A cool-down calms the body, may boost recovery, and serves as an ideal time to stretch. You may not need it though if in good health. Most informally cool-down by walking for some time after training anyway. In the long run it may make little or no difference, so experiment to decide its value.
While no system can possibly produce the best results in all cases, a logical approach to the matter will clearly indicate any slight changes that might be required in some individual cases.
– Arthur Jones
- Calm your body with any easy activity that uses lots of muscle for movement.
Brisk walking is the best option, just like for a warm-up. The increase in body temperature from exercise takes some time to return to normal.

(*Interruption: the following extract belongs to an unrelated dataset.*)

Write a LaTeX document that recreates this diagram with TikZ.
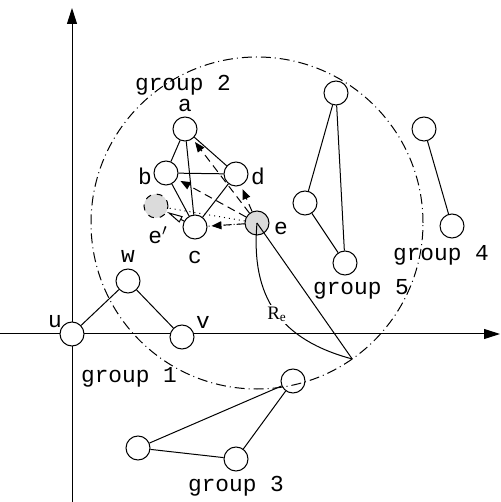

Walking will allow a gradual decrease in muscle temperature, blood flow, and heart rate instead of a plummet. This can prevent blood pooling in the limbs, dizziness, the accumulation of lactic acid, and cardiac arrhythmias.
- A cool-down may improve recovery.
It may facilitate the removal of by-products from fatigue and allow nutrients to arrive faster.
Some suggest using restorative methods such as ice, compression, and elevation as part of a cool-down. I would avoid them. These may hamper recovery by disrupting the beneficial inflammation that relies on blood flow limited by them.
NSAIDS, such as ibuprofen, upset the muscle-building process so avoid them too.
- Consider stretching.
This period is the ideal time for stretching to increase flexibility, since less vigorous stretching works best before the workout. Although some report stretching can reduce delayed onset muscle soreness (DOMS), this remains anecdotal.
Consider a Cool-Down
The more strenuous the workout raises the heart rate, the more need for a cool-down. If you are otherwise in good health, you may not need it though. Perhaps just keep it basic and walk afterward for 3-5 minutes. This will calm you and allow you to transition back into everyday life and may carry some benefits.